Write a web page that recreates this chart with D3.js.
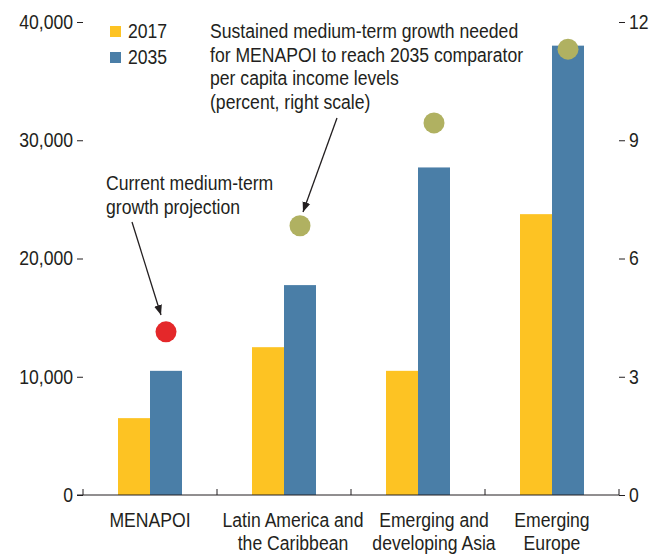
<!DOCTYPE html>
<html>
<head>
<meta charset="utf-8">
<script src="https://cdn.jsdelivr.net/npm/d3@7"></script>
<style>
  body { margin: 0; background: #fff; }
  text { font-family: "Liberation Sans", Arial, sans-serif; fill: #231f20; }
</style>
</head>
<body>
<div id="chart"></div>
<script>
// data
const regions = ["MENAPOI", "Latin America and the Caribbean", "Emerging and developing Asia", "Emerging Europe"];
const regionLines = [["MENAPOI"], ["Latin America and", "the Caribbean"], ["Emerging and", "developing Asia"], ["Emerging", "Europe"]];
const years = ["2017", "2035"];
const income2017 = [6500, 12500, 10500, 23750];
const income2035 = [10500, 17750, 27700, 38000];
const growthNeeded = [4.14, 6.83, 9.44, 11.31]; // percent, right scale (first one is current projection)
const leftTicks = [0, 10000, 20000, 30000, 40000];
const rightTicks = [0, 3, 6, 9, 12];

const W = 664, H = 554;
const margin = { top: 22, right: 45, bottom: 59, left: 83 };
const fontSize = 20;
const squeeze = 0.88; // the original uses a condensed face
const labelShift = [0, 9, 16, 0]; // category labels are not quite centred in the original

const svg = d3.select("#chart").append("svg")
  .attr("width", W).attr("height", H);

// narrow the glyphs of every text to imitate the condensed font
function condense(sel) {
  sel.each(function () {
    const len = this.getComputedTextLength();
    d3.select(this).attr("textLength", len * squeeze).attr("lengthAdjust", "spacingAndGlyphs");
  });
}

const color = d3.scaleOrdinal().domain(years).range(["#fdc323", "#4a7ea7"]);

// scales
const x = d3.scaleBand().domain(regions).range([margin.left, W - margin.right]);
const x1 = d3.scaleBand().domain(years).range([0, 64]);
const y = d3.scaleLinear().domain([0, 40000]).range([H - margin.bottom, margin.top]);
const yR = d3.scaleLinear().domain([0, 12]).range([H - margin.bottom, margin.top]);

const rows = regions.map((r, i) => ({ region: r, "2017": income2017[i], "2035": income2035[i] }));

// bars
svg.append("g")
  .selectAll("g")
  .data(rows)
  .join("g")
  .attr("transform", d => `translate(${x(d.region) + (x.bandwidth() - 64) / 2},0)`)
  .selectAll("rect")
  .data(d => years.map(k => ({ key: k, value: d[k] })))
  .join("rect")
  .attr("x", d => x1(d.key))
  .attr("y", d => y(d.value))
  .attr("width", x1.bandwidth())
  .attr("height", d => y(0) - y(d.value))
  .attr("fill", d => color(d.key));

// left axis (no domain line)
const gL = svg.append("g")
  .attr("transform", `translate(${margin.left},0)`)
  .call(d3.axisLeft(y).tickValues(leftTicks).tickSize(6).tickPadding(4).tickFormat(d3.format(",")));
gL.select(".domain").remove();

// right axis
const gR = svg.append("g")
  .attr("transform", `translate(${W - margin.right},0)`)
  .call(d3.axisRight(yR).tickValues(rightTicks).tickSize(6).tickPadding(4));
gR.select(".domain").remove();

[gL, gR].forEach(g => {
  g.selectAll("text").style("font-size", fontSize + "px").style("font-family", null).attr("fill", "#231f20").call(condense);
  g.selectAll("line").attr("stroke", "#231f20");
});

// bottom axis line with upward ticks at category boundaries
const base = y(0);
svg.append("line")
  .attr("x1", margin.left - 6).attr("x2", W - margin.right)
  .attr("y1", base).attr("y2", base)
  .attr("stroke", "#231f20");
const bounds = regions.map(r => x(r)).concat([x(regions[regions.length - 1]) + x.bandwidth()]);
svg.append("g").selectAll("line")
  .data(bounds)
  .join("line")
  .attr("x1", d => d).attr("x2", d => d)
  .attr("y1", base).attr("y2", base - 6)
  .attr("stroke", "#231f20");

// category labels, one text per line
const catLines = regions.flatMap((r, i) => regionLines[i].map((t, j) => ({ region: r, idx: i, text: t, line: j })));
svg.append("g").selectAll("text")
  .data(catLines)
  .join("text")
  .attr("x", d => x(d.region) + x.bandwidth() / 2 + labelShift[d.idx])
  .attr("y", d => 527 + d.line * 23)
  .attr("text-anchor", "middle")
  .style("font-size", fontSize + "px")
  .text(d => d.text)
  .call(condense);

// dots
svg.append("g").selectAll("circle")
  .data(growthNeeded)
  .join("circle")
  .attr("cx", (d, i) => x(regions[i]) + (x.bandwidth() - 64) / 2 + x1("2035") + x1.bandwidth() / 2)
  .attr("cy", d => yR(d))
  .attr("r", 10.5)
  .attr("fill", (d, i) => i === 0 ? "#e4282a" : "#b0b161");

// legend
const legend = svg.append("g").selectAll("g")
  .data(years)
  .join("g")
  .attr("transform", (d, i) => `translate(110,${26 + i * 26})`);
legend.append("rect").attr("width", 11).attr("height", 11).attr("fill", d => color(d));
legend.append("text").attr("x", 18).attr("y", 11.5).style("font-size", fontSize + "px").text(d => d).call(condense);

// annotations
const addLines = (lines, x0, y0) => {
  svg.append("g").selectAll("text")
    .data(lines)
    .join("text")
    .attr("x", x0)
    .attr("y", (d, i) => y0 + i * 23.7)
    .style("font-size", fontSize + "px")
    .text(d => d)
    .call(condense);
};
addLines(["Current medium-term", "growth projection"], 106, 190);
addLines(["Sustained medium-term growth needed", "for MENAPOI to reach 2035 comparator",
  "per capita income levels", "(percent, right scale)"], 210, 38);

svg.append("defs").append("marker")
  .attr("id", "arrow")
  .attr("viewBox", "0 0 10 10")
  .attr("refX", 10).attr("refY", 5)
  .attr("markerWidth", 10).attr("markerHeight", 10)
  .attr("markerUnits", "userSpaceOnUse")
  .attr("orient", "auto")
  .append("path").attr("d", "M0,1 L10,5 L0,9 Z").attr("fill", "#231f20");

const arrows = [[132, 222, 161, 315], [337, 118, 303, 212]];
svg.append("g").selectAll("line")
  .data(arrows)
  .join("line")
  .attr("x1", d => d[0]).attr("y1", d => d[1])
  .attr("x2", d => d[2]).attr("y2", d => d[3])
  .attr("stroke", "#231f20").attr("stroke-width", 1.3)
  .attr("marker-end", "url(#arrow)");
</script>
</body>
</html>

# Direction
Print the complete listing exactly as it stands, without its pictures.

# Complete answer
Write a web page that recreates this chart with D3.js.
<!DOCTYPE html>
<html>
<head>
<meta charset="utf-8">
<script src="https://cdn.jsdelivr.net/npm/d3@7"></script>
<style>
  body { margin: 0; background: #fff; }
  text { font-family: "Liberation Sans", Arial, sans-serif; fill: #231f20; }
</style>
</head>
<body>
<div id="chart"></div>
<script>
// data
const regions = ["MENAPOI", "Latin America and the Caribbean", "Emerging and developing Asia", "Emerging Europe"];
const regionLines = [["MENAPOI"], ["Latin America and", "the Caribbean"], ["Emerging and", "developing Asia"], ["Emerging", "Europe"]];
const years = ["2017", "2035"];
const income2017 = [6500, 12500, 10500, 23750];
const income2035 = [10500, 17750, 27700, 38000];
const growthNeeded = [4.14, 6.83, 9.44, 11.31]; // percent, right scale (first one is current projection)
const leftTicks = [0, 10000, 20000, 30000, 40000];
const rightTicks = [0, 3, 6, 9, 12];

const W = 664, H = 554;
const margin = { top: 22, right: 45, bottom: 59, left: 83 };
const fontSize = 20;
const squeeze = 0.88; // the original uses a condensed face
const labelShift = [0, 9, 16, 0]; // category labels are not quite centred in the original

const svg = d3.select("#chart").append("svg")
  .attr("width", W).attr("height", H);

// narrow the glyphs of every text to imitate the condensed font
function condense(sel) {
  sel.each(function () {
    const len = this.getComputedTextLength();
    d3.select(this).attr("textLength", len * squeeze).attr("lengthAdjust", "spacingAndGlyphs");
  });
}

const color = d3.scaleOrdinal().domain(years).range(["#fdc323", "#4a7ea7"]);

// scales
const x = d3.scaleBand().domain(regions).range([margin.left, W - margin.right]);
const x1 = d3.scaleBand().domain(years).range([0, 64]);
const y = d3.scaleLinear().domain([0, 40000]).range([H - margin.bottom, margin.top]);
const yR = d3.scaleLinear().domain([0, 12]).range([H - margin.bottom, margin.top]);

const rows = regions.map((r, i) => ({ region: r, "2017": income2017[i], "2035": income2035[i] }));

// bars
svg.append("g")
  .selectAll("g")
  .data(rows)
  .join("g")
  .attr("transform", d => `translate(${x(d.region) + (x.bandwidth() - 64) / 2},0)`)
  .selectAll("rect")
  .data(d => years.map(k => ({ key: k, value: d[k] })))
  .join("rect")
  .attr("x", d => x1(d.key))
  .attr("y", d => y(d.value))
  .attr("width", x1.bandwidth())
  .attr("height", d => y(0) - y(d.value))
  .attr("fill", d => color(d.key));

// left axis (no domain line)
const gL = svg.append("g")
  .attr("transform", `translate(${margin.left},0)`)
  .call(d3.axisLeft(y).tickValues(leftTicks).tickSize(6).tickPadding(4).tickFormat(d3.format(",")));
gL.select(".domain").remove();

// right axis
const gR = svg.append("g")
  .attr("transform", `translate(${W - margin.right},0)`)
  .call(d3.axisRight(yR).tickValues(rightTicks).tickSize(6).tickPadding(4));
gR.select(".domain").remove();

[gL, gR].forEach(g => {
  g.selectAll("text").style("font-size", fontSize + "px").style("font-family", null).attr("fill", "#231f20").call(condense);
  g.selectAll("line").attr("stroke", "#231f20");
});

// bottom axis line with upward ticks at category boundaries
const base = y(0);
svg.append("line")
  .attr("x1", margin.left - 6).attr("x2", W - margin.right)
  .attr("y1", base).attr("y2", base)
  .attr("stroke", "#231f20");
const bounds = regions.map(r => x(r)).concat([x(regions[regions.length - 1]) + x.bandwidth()]);
svg.append("g").selectAll("line")
  .data(bounds)
  .join("line")
  .attr("x1", d => d).attr("x2", d => d)
  .attr("y1", base).attr("y2", base - 6)
  .attr("stroke", "#231f20");

// category labels, one text per line
const catLines = regions.flatMap((r, i) => regionLines[i].map((t, j) => ({ region: r, idx: i, text: t, line: j })));
svg.append("g").selectAll("text")
  .data(catLines)
  .join("text")
  .attr("x", d => x(d.region) + x.bandwidth() / 2 + labelShift[d.idx])
  .attr("y", d => 527 + d.line * 23)
  .attr("text-anchor", "middle")
  .style("font-size", fontSize + "px")
  .text(d => d.text)
  .call(condense);

// dots
svg.append("g").selectAll("circle")
  .data(growthNeeded)
  .join("circle")
  .attr("cx", (d, i) => x(regions[i]) + (x.bandwidth() - 64) / 2 + x1("2035") + x1.bandwidth() / 2)
  .attr("cy", d => yR(d))
  .attr("r", 10.5)
  .attr("fill", (d, i) => i === 0 ? "#e4282a" : "#b0b161");

// legend
const legend = svg.append("g").selectAll("g")
  .data(years)
  .join("g")
  .attr("transform", (d, i) => `translate(110,${26 + i * 26})`);
legend.append("rect").attr("width", 11).attr("height", 11).attr("fill", d => color(d));
legend.append("text").attr("x", 18).attr("y", 11.5).style("font-size", fontSize + "px").text(d => d).call(condense);

// annotations
const addLines = (lines, x0, y0) => {
  svg.append("g").selectAll("text")
    .data(lines)
    .join("text")
    .attr("x", x0)
    .attr("y", (d, i) => y0 + i * 23.7)
    .style("font-size", fontSize + "px")
    .text(d => d)
    .call(condense);
};
addLines(["Current medium-term", "growth projection"], 106, 190);
addLines(["Sustained medium-term growth needed", "for MENAPOI to reach 2035 comparator",
  "per capita income levels", "(percent, right scale)"], 210, 38);

svg.append("defs").append("marker")
  .attr("id", "arrow")
  .attr("viewBox", "0 0 10 10")
  .attr("refX", 10).attr("refY", 5)
  .attr("markerWidth", 10).attr("markerHeight", 10)
  .attr("markerUnits", "userSpaceOnUse")
  .attr("orient", "auto")
  .append("path").attr("d", "M0,1 L10,5 L0,9 Z").attr("fill", "#231f20");

const arrows = [[132, 222, 161, 315], [337, 118, 303, 212]];
svg.append("g").selectAll("line")
  .data(arrows)
  .join("line")
  .attr("x1", d => d[0]).attr("y1", d => d[1])
  .attr("x2", d => d[2]).attr("y2", d => d[3])
  .attr("stroke", "#231f20").attr("stroke-width", 1.3)
  .attr("marker-end", "url(#arrow)");
</script>
</body>
</html>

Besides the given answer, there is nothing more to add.